The good fight against teen smoking
10/27/04
Unhappily, it is safe to say that the teenage smokers at Monument Mountain Regional High School profiled Tuesday are hardly unique to that school.
In spite of concrete evidence that smoking causes cancer, emphysema and heart disease, among other hideous ailments, teenagers assume they are immortal or can easily kick a highly addictive drug. The student who said he would quit smoking if an X-ray indicated his lungs were affected would quite possibly be quitting too late to save himself, which demonstrates how important education is when it comes to anti-smoking efforts. That teens are still smoking does not mean that anti-smoking programs have failed, it means they are dealing with both a tough audience and a tough competitor in the cigarette companies, which are always finding new ways to attract young people to replace smokers who have died off -- many in horrible fashion. The fight against youth smoking by health and school officials and nonsmoking teens is a difficult one that requires resources and imagination, but it is a fight that must be fought.

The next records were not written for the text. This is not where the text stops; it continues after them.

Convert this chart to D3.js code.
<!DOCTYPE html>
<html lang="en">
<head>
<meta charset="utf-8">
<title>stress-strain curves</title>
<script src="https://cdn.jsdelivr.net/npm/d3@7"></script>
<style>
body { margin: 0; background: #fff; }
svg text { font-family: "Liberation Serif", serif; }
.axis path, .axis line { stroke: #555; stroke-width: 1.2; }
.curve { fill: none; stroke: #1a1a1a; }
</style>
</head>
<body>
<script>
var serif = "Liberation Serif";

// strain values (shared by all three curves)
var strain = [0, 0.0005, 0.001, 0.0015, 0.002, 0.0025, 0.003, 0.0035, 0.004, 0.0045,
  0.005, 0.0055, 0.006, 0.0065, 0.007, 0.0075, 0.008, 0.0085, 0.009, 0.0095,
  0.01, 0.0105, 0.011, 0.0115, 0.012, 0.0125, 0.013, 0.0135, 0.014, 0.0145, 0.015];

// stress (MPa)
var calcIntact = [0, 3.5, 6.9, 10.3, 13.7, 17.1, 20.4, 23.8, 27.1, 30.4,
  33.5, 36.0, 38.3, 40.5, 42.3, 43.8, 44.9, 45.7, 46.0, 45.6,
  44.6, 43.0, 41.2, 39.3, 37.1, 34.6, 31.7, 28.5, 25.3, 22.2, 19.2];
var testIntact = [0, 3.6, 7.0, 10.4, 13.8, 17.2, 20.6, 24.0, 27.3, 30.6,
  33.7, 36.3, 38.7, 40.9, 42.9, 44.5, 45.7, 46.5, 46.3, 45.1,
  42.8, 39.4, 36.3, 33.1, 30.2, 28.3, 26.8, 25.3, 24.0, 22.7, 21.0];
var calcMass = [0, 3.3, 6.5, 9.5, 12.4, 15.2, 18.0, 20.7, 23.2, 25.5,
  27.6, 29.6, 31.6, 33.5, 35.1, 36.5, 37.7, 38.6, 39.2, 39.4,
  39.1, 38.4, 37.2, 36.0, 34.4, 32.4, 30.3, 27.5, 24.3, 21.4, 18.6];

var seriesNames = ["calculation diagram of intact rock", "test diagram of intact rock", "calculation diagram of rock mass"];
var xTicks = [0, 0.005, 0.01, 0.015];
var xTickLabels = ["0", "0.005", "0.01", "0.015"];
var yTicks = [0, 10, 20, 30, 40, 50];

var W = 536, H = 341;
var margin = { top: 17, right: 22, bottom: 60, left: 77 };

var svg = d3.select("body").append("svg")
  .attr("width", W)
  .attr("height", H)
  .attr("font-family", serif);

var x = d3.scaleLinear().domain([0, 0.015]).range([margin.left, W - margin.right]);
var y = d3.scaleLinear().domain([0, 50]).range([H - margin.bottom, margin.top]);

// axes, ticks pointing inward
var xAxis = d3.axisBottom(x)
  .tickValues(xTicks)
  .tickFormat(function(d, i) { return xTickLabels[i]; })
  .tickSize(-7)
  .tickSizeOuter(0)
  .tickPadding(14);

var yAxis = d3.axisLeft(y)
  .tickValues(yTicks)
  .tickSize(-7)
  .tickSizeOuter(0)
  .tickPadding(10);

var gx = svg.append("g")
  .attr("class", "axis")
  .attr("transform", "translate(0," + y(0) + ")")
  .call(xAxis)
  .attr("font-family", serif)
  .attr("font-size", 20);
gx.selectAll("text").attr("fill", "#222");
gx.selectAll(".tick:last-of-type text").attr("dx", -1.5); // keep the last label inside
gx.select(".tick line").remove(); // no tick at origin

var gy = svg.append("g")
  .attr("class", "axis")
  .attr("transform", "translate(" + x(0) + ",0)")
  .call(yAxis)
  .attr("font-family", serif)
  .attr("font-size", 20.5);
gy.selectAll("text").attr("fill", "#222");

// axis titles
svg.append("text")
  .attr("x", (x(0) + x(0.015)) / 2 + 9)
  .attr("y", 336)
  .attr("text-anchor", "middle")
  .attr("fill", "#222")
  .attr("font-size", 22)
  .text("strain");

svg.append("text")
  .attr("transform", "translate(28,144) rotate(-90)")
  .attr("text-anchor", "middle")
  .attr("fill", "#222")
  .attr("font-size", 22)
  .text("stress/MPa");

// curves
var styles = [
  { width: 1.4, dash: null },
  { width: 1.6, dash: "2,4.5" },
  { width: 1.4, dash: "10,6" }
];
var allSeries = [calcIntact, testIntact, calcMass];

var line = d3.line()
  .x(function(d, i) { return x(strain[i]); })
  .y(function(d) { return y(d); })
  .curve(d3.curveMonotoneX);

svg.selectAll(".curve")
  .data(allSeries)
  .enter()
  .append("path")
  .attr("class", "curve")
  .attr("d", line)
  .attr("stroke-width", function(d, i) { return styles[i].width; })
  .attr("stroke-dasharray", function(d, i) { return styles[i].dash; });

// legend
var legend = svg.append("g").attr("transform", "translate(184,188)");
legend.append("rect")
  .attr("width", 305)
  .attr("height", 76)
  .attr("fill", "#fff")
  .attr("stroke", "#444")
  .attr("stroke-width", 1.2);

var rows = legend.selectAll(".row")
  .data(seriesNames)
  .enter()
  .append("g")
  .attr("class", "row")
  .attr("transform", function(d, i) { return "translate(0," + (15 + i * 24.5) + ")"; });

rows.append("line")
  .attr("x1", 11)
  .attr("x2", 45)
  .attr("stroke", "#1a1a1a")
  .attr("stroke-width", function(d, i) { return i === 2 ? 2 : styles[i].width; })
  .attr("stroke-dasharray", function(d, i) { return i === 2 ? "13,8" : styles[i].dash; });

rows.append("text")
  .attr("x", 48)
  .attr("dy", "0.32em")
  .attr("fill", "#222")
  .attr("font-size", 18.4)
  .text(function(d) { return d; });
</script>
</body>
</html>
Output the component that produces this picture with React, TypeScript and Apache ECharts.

Children before dogs Lee appears to be the latest Berkshire town to live dangerously by giving kid-glove treatment to a dog that has bitten local residents, in this case two small children. The interests of the dog owners should be secondary to the interests of parents whose children were attacked, but remarkably too many Berkshire select boards don't seem to grasp this. It will be unfortunate if Lee or another Berkshire town and its taxpayers learns this lesson from a punishing lawsuit because the town was derelict in its responsibilities.